ウィントン・マルサリスは、現在も存命の、村上曰く“天才的な”トランぺッターです。若い頃からその楽器テクもさりながら完璧と言ってもいい理論派で、彼の紡ぎ出すナンバーはある意味完全と言ってもいい出来栄えであるらしいです。しかし何回か聴いているうちに飽きてしまう、と村上氏は言います。
テクニックも完璧で理詰めで作られた音楽。それはしかしジャズという音楽ジャンルにそもそもそぐわないのではないかと村上氏は考えているわけです。
それでもだからと言ってマルサリスを否定したりせず、やっぱり聴かずにはいられない気持ちにさせられるのがこの作家の上手いところですが。
この傾向は、「ゼルキンとルービンシュタイン 二人のピアニスト」という対照的なピアニスト二人の章でも存分に味わうことができます。
そんなわけでやはり実在する個人の話は、「カウンター的な要素を持つ人について」のもののほうが面白いのではないかと言うのが僕自身の今回の結論でした。
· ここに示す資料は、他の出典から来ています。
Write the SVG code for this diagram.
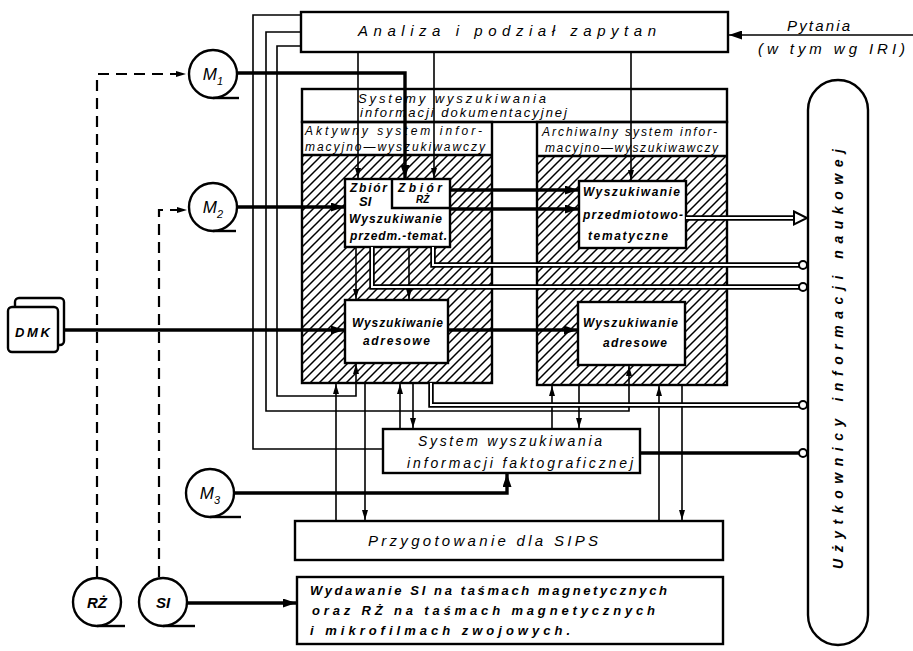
<svg xmlns="http://www.w3.org/2000/svg" width="913" height="651" viewBox="0 0 913 651">
<style>
.box{fill:#fff;stroke:#000;stroke-width:2.4}
.fr{fill:none;stroke:#000;stroke-width:2.4}
.ln{fill:none;stroke:#000;stroke-width:1.6}
.tk{fill:none;stroke:#000;stroke-width:3.4}
.dash{fill:none;stroke:#000;stroke-width:2.2;stroke-dasharray:11 7}
.dbl{fill:none;stroke:#000;stroke-width:5.5}
.dblw{fill:none;stroke:#fff;stroke-width:2}
.end{fill:#fff;stroke:#000;stroke-width:2}
.t{font-family:"Liberation Sans",Arial,sans-serif;font-style:italic;fill:#000}
.b{font-weight:bold}
</style>
<defs>
<pattern id="hatch" patternUnits="userSpaceOnUse" width="9" height="9">
<path d="M-2,2 l4,-4 M0,9 l9,-9 M7,11 l4,-4" stroke="#000" stroke-width="1.5"/>
</pattern>
<marker id="a" viewBox="0 0 10 6" refX="10" refY="3" markerWidth="10" markerHeight="6" markerUnits="userSpaceOnUse" orient="auto"><path d="M0,0 L10,3 L0,6 z"/></marker>
<marker id="A" viewBox="0 0 13 9" refX="13" refY="4.5" markerWidth="13" markerHeight="9" markerUnits="userSpaceOnUse" orient="auto"><path d="M0,0 L13,4.5 L0,9 z"/></marker>
</defs>
<rect width="913" height="651" fill="#fff"/>

<g id="analiza">
<rect class="box" x="301" y="12" width="427" height="40"/>
<text class="t" x="358" y="36" font-size="15" textLength="298" lengthAdjust="spacing">Analiza i podział zapytan</text>
</g>
<g id="pytania">
<text class="t" x="787" y="31" font-size="15" textLength="63" lengthAdjust="spacing">Pytania</text>
<text class="t" x="758" y="54" font-size="15" textLength="147" lengthAdjust="spacing">(w tym wg IRI)</text>
</g>

<g id="systemy">
<rect class="box" x="302" y="89" width="425" height="33"/>
<text class="t" x="358" y="103" font-size="13" textLength="188" lengthAdjust="spacing">Systemy wyszukiwania</text>
<text class="t" x="360" y="117" font-size="13" textLength="207" lengthAdjust="spacing">informacji dokumentacyjnej</text>
</g>

<g id="aktywny">
<rect x="302" y="155" width="190" height="228" fill="url(#hatch)"/>
<rect class="fr" x="302" y="122" width="190" height="261"/>
<line class="fr" x1="302" y1="155" x2="492" y2="155"/>
<text class="t" x="305" y="135" font-size="12" textLength="177" lengthAdjust="spacing">Aktywny system infor-</text>
<text class="t" x="305" y="151" font-size="12" textLength="180" lengthAdjust="spacing">macyjno—wyszukiwawczy</text>
</g>

<g id="archiwalny">
<rect x="537" y="156" width="190" height="229" fill="url(#hatch)"/>
<rect class="fr" x="537" y="122" width="190" height="263"/>
<line class="fr" x1="537" y1="156" x2="727" y2="156"/>
<text class="t" x="542" y="136" font-size="12" textLength="175" lengthAdjust="spacing">Archiwalny system infor-</text>
<text class="t" x="545" y="152" font-size="12" textLength="173" lengthAdjust="spacing">macyjno—wyszukiwawczy</text>
</g>

<g id="zbior">
<rect class="box" x="345" y="179" width="105" height="68"/>
<path class="fr" d="M392,179 V208 H450"/>
<text class="t b" x="350" y="192" font-size="12" textLength="37" lengthAdjust="spacing">Zbiór</text>
<text class="t b" x="359" y="206" font-size="13">SI</text>
<text class="t b" x="398" y="192" font-size="12" textLength="44" lengthAdjust="spacing">Zbiór</text>
<text class="t b" x="416" y="203" font-size="10">RŻ</text>
<text class="t b" x="349" y="223" font-size="12" textLength="93" lengthAdjust="spacing">Wyszukiwanie</text>
<text class="t b" x="350" y="240" font-size="12" textLength="97" lengthAdjust="spacing">przedm.-temat.</text>
</g>

<g id="arch-przedm">
<rect class="box" x="579" y="181" width="107" height="67"/>
<text class="t b" x="583" y="196" font-size="12" textLength="97" lengthAdjust="spacing">Wyszukiwanie</text>
<text class="t b" x="583" y="219" font-size="12" textLength="100" lengthAdjust="spacing">przedmiotowo-</text>
<text class="t b" x="588" y="240" font-size="12" textLength="80" lengthAdjust="spacing">tematyczne</text>
</g>

<g id="akt-adres">
<rect class="box" x="345" y="300" width="103" height="63"/>
<text class="t b" x="352" y="327" font-size="12" textLength="91" lengthAdjust="spacing">Wyszukiwanie</text>
<text class="t b" x="363" y="345" font-size="12" textLength="67" lengthAdjust="spacing">adresowe</text>
</g>

<g id="arch-adres">
<rect class="box" x="578" y="302" width="107" height="63"/>
<text class="t b" x="583" y="327" font-size="12" textLength="95" lengthAdjust="spacing">Wyszukiwanie</text>
<text class="t b" x="603" y="347" font-size="12" textLength="64" lengthAdjust="spacing">adresowe</text>
</g>

<g id="faktograf">
<rect class="box" x="383" y="429" width="257" height="44"/>
<text class="t" x="418" y="446" font-size="14" textLength="184" lengthAdjust="spacing">System wyszukiwania</text>
<text class="t" x="407" y="468" font-size="14" textLength="226" lengthAdjust="spacing">informacji faktograficznej</text>
</g>

<g id="przygotowanie">
<rect class="box" x="295" y="521" width="428" height="39"/>
<text class="t" x="368" y="546" font-size="15" textLength="230" lengthAdjust="spacing">Przygotowanie dla SIPS</text>
</g>

<g id="wydawanie">
<rect class="box" x="297" y="577" width="426" height="67"/>
<text class="t b" x="310" y="595" font-size="13" textLength="357" lengthAdjust="spacing">Wydawanie SI na taśmach magnetycznych</text>
<text class="t b" x="312" y="615" font-size="13" textLength="343" lengthAdjust="spacing">oraz RŻ na taśmach magnetycznych</text>
<text class="t b" x="310" y="635" font-size="13" textLength="260" lengthAdjust="spacing">i mikrofilmach zwojowych.</text>
</g>

<g id="uzytkownicy">
<rect class="box" x="808" y="80" width="60" height="565" rx="30" ry="30"/>
<text class="t b" transform="translate(843,359) rotate(-90)" text-anchor="middle" font-size="14" textLength="420" lengthAdjust="spacing">Użytkownicy informacji naukowej</text>
</g>

<g id="dmk">
<rect class="box" x="15" y="298" width="49" height="47" rx="4"/>
<rect class="box" x="8" y="307" width="50" height="45" rx="4"/>
<text class="t b" x="15" y="337" font-size="13" textLength="35" lengthAdjust="spacing">DMK</text>
</g>

<g id="m1">
<circle class="box" cx="213" cy="74" r="24"/>
<line class="fr" x1="213" y1="98" x2="239" y2="98"/>
<text class="t" x="213" y="80" font-size="17" text-anchor="middle">M<tspan font-size="11" dy="5">1</tspan></text>
</g>
<g id="m2">
<circle class="box" cx="213" cy="207" r="24"/>
<line class="fr" x1="213" y1="231" x2="236" y2="231"/>
<text class="t" x="213" y="213" font-size="17" text-anchor="middle">M<tspan font-size="11" dy="5">2</tspan></text>
</g>
<g id="m3">
<circle class="box" cx="210" cy="493" r="24"/>
<line class="fr" x1="210" y1="517" x2="241" y2="517"/>
<text class="t" x="210" y="499" font-size="17" text-anchor="middle">M<tspan font-size="11" dy="5">3</tspan></text>
</g>
<g id="rz">
<circle class="box" cx="97" cy="602" r="24"/>
<line class="fr" x1="97" y1="626" x2="125" y2="626"/>
<text class="t b" x="97" y="608" font-size="15" text-anchor="middle">RŻ</text>
</g>
<g id="si">
<circle class="box" cx="163" cy="602" r="24"/>
<line class="fr" x1="163" y1="626" x2="195" y2="626"/>
<text class="t b" x="163" y="608" font-size="15" text-anchor="middle">SI</text>
</g>

<g id="connectors">
<!-- dashed feeds -->
<path class="dash" d="M97,577 V74 H186" marker-end="url(#a)"/>
<path class="dash" d="M159,577 V210 H187" marker-end="url(#a)"/>
<!-- queries in -->
<path class="ln" d="M913,35 H729" marker-end="url(#A)"/>
<!-- analiza down -->
<path class="ln" d="M358,52 V178" marker-end="url(#a)"/>
<path class="ln" d="M434,52 V178" marker-end="url(#a)"/>
<path class="ln" d="M631,52 V180" marker-end="url(#a)"/>
<!-- analiza loops -->
<path class="ln" d="M301,15 H253 V449 H383"/>
<path class="ln" d="M301,32 H266 V411 H629 V366" marker-end="url(#a)"/>
<path class="ln" d="M301,46 H277 V396 H356 V364" marker-end="url(#a)"/>
<!-- thick feeds -->
<path class="tk" d="M238,73 H405 V178" marker-end="url(#A)"/>
<path class="tk" d="M237,207 H344" marker-end="url(#A)"/>
<path class="tk" d="M64,330 H344" marker-end="url(#A)"/>
<path class="tk" d="M448,330 H577" marker-end="url(#A)"/>
<path class="tk" d="M450,190 H578" marker-end="url(#A)"/>
<path class="tk" d="M450,209 H578" marker-end="url(#A)"/>
<path class="tk" d="M234,493 H507 V474" marker-end="url(#A)"/>
<path class="tk" d="M187,603 H296" marker-end="url(#A)"/>
<!-- zbior to aktywne adresowe -->
<path class="ln" d="M356,247 V299" marker-end="url(#a)"/>
<path class="ln" d="M409,247 V299" marker-end="url(#a)"/>
<!-- active bottom -->
<path class="ln" d="M336,521 V384" marker-end="url(#a)"/>
<path class="ln" d="M365,383 V520" marker-end="url(#a)"/>
<path class="ln" d="M400,429 V384" marker-end="url(#a)"/>
<path class="ln" d="M413,383 V428" marker-end="url(#a)"/>
<!-- archive bottom -->
<path class="ln" d="M552,429 V386" marker-end="url(#a)"/>
<path class="ln" d="M579,385 V428" marker-end="url(#a)"/>
<path class="ln" d="M659,521 V386" marker-end="url(#a)"/>
<path class="ln" d="M682,385 V520" marker-end="url(#a)"/>
<!-- outputs to users -->
<path class="dbl" d="M433,247 V265 H799"/>
<path class="dblw" d="M433,247 V265 H799"/>
<path class="dbl" d="M372,247 V287 H799"/>
<path class="dblw" d="M372,247 V287 H799"/>
<path class="dbl" d="M686,218 H796"/>
<path class="dblw" d="M686,218 H797"/>
<path class="end" d="M794,211.5 L807,218 L794,224.5 z"/>
<path class="dbl" d="M431,383 V405 H799" stroke-width="4.5"/>
<path class="dblw" d="M431,383 V405 H799" stroke-width="1.2"/>
<path class="tk" d="M640,453 H799"/>
<circle class="end" cx="803" cy="265" r="4"/>
<circle class="end" cx="803" cy="287" r="4"/>
<circle class="end" cx="803" cy="405" r="4"/>
<circle class="end" cx="803" cy="453" r="4"/>
</g>
</svg>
それにしても宇多田ヒカルが去年、自身がノンバイナリーであることを告白し、その一方で椎名林檎は私見では今の用語でいうところの完全なシスジェンダーであるに違いないと思えるところに、ある種の転倒が感じられるのにもまた不思議な興を誘われます。。
そんな椎名林檎。僕は個人的にセカンドアルバムに入っている『ギブス』という歌が一番好きです。
♪あなたはいつも写真を撮りたがる
あたしは何時も其れを厭がるの
だって写真になっちゃえば あたしが古くなるじゃない
という歌詞の、女の刹那性が何だかとても艶っぽい。
しかしその後の彼女は、そうした刹那性ともある意味距離を置いたりもして、鬱になるほどの苦悩を繰り返していたらしいことを『椎名林檎論』で初めて知りました。思えば椎名林檎のような当時も今もあまり類を見ない個性の歌手は、聴く側からも常に新しい挑戦を期待されるようなところもあり、たとえば同じぐらいの期間ソロシンガーとして活躍しているaikoなどとは置かれた状況は全く違うものなのかもしれません。
1994年の夏、31歳だった僕は、ホリプロタレントスカウトキャラバンの審査員の一人として、全国のカラオケを巡ってそこに集う応募者たちの審査をする、というのをやっていました。その時、福岡のカラオケにやって来た一人が当時15歳の椎名裕美子さんでした。抜きん出て歌が上手く、福岡地区代表に選ばれましたが、東京での本選では別の人がグランプリになりました。でももし彼女をグランプリに選んだとしても、その後のような活躍をうちの会社ですることはなかっただろうし、やはり人間の出会いというのはおつなものだなーと今も思います。